Ciudadanía: un proyecto inconcluso
El concepto de ciudadanía atraviesa la cultura de occidente desde hace 25 siglos como ideal normativo que responde a la doble exigencia humana de identidad y pertenencia. Es un concepto evolutivo, dialógico, siempre abierto a nuevas demandas y actualizaciones en el horizonte de la búsqueda de una vida social buena, floreciente y justa en las cambiantes condiciones históricas. En este sentido, es legítimo hablar del ideal ciudadano como un proyecto por naturaleza inconcluso, cuyo potencial orientador de la actividad humana revive constantemente en distintas coordenadas espaciales y temporales, en particular en momentos de crisis, para animar preguntas sobre el sentido del vivir y del vivir juntos.
A partir de la última década del siglo XX, advierte Adela Cortina, “hablar de un término tan antiguo como del de ‘ciudadanía’ se ha vuelto de actualidad”, precisamente porque “es un concepto mediador que une la racionalidad de la justicia con el calor del sentimiento de pertenencia” o reconocimiento y estima social, dimensiones que “han de ir a la par si deseamos asegurar ciudadanos plenos y a la vez una democracia sostenible”. Naturalmente, su larga trayectoria como asíntota del pensar y del obrar ha estado marcada por profundas tensiones, luchas, contradicciones, opacidades y desencantos, de manera que se convierte en una lente crítica para pensar el presente. No se trata de un concepto unívoco; por el contrario, es objeto de un continuo debate en los ámbitos de la moral, la política y el derecho, esferas de la racionalidad práctica.

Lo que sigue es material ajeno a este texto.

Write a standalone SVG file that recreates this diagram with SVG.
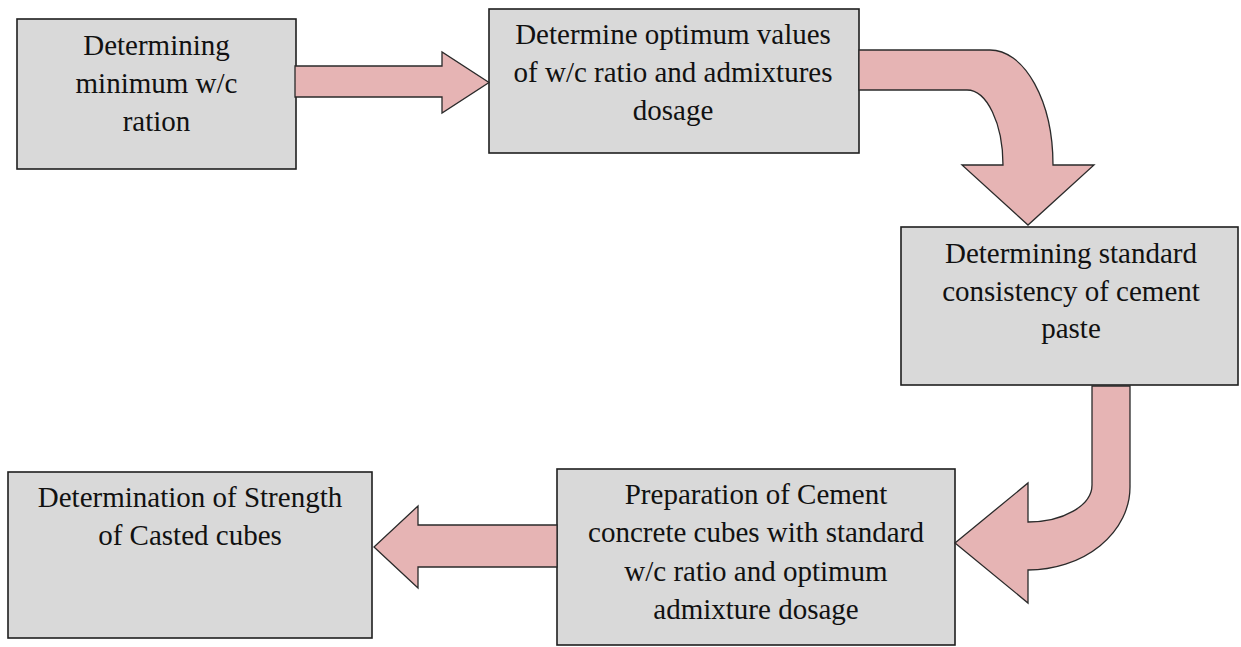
<svg xmlns="http://www.w3.org/2000/svg" width="1241" height="647" viewBox="0 0 1241 647">
<style>
.box{fill:#d9d9d9;stroke:#1f1f1f;stroke-width:1.6}
.arr{fill:#e6b4b4;stroke:#2a2a2a;stroke-width:1.3;stroke-linejoin:miter}
.t{font-family:"Liberation Serif","Times New Roman",serif;font-size:29px;fill:#111;text-anchor:middle}
</style>
<rect width="1241" height="647" fill="#ffffff"/>
<g id="node1">
<rect class="box" x="17" y="19" width="279" height="150"/>
<text class="t" x="156.5" y="55">Determining</text>
<text class="t" x="156.5" y="93">minimum w/c</text>
<text class="t" x="156.5" y="131">ration</text>
</g>
<g id="node2">
<rect class="box" x="489" y="9" width="370" height="144"/>
<text class="t" x="673" y="44">Determine optimum values</text>
<text class="t" x="673" y="82">of w/c ratio and admixtures</text>
<text class="t" x="673" y="120">dosage</text>
</g>
<g id="node3">
<rect class="box" x="901" y="227" width="337" height="158"/>
<text class="t" x="1071" y="263">Determining standard</text>
<text class="t" x="1071" y="300.5">consistency of cement</text>
<text class="t" x="1071" y="338">paste</text>
</g>
<g id="node4">
<rect class="box" x="557" y="469" width="398" height="176"/>
<text class="t" x="756" y="504">Preparation of Cement</text>
<text class="t" x="756" y="542">concrete cubes with standard</text>
<text class="t" x="756" y="581">w/c ratio and optimum</text>
<text class="t" x="756" y="619">admixture dosage</text>
</g>
<g id="node5">
<rect class="box" x="8" y="472" width="364" height="166"/>
<text class="t" x="190" y="507">Determination of Strength</text>
<text class="t" x="190" y="545">of Casted cubes</text>
</g>
<g id="connectors">
<path class="arr" d="M295 66 H442 V52 L489 82.5 L442 113 V97 H295 Z"/>
<path class="arr" d="M859 50 H990 A63 115 0 0 1 1053 165 H1094 L1028 225 L962 165 H1003 A36 75 0 0 0 967 90 H859 Z"/>
<path class="arr" d="M1092 386 H1130 V487 A102 83 0 0 1 1028 570 V603 L955 543 L1028 483 V522 A64 37 0 0 0 1092 485 Z"/>
<path class="arr" d="M557 525 H418 V506 L374 547 L418 588 V567 H557 Z"/>
</g>
</svg>
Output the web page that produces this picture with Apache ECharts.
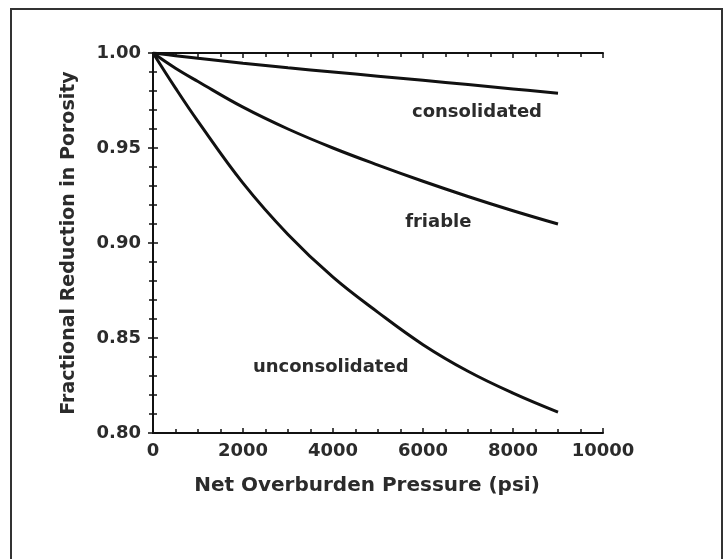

“Hablar de un término tan antiguo como del de ‘ciudadanía’ se ha vuelto de actualidad”, Adela Cortina.
La ciudadanía no es un factum determinado por la pertenencia geográfica a un territorio, se trata más bien de un conjunto de construcciones simbólicas y de prácticas, de disposiciones emocionales, virtudes, lealtades, creencias y normas, así como de procedimientos de coordinación de la acción individual y grupal dirigida a resolver problemas y a dirimir conflictos generados en el mundo de la vida cotidiana. Ser ciudadano es sentirse partícipe y convocado por dichos sentidos y prácticas, motivado por buenas razones –no por coacción ni por simple cálculo interesado– a sostenerlos e implementarlos de manera reflexiva, construyendo, de manera simultánea, una vida que valga la pena de ser vivida y una sociedad estable.
Convertirse en ciudadano es un proceso formativo de la sensibilidad, de la opinión y de la voluntad en interacción con otros, de manera que es determinante pensar la educación para la ciudadanía, para el cultivo de nuestra humanidad, como tarea prioritaria de las instituciones educativas, en una dinámica de continuidad entre la educación básica, media y superior. Evidentemente, la educación formal, para cumplir con este fin, requiere del apoyo crucial de una cultura política pública robusta. Ambos escenarios han de converger en el objetivo de desarrollar en el niño, en el adolescente y en el adulto la capacidad de percibir la plena humanidad de todas las personas y tratarlas en consecuencia.
Como destaca Martha Nussbaum, una de las filósofas contemporáneas más lúcidas y originales en su propuesta de educación para la ciudadanía, “la educación es un objetivo, pero también supone una oportunidad. Cuando la sociedad se compromete con la educación, se compromete también con su propia estabilidad futura, no solo en aspectos económicos sino también en lo relacionado con la búsqueda de la materialización de sus metas políticas”.
La inquietud fundamental que deja la comprensión de la ciudadanía como textura emocional para la educación es cómo tender, en nuestras prácticas cotidianas, un arco que nos transporte del miedo a la esperanza, de una vida ciudadana impulsada por las emociones propias del círculo vicioso, que impiden afrontar los problemas reales acuciantes con una mirada de futuro –emociones exacerbadas en la cultura de la mera competitividad y en la sociedad del rendimiento– hacia una vida en común orientada por el amor y el servicio a ideales comunes, basada en la confianza horizontal entre seres humanos diferentes pero que interactúan basados en el respeto a la igual dignidad de todos, en el reconocimiento recíproco, ciudadanos bien educados, capaces de enfrentar los retos del presente con un espíritu esperanzado y comprometido con construir un futuro más humano.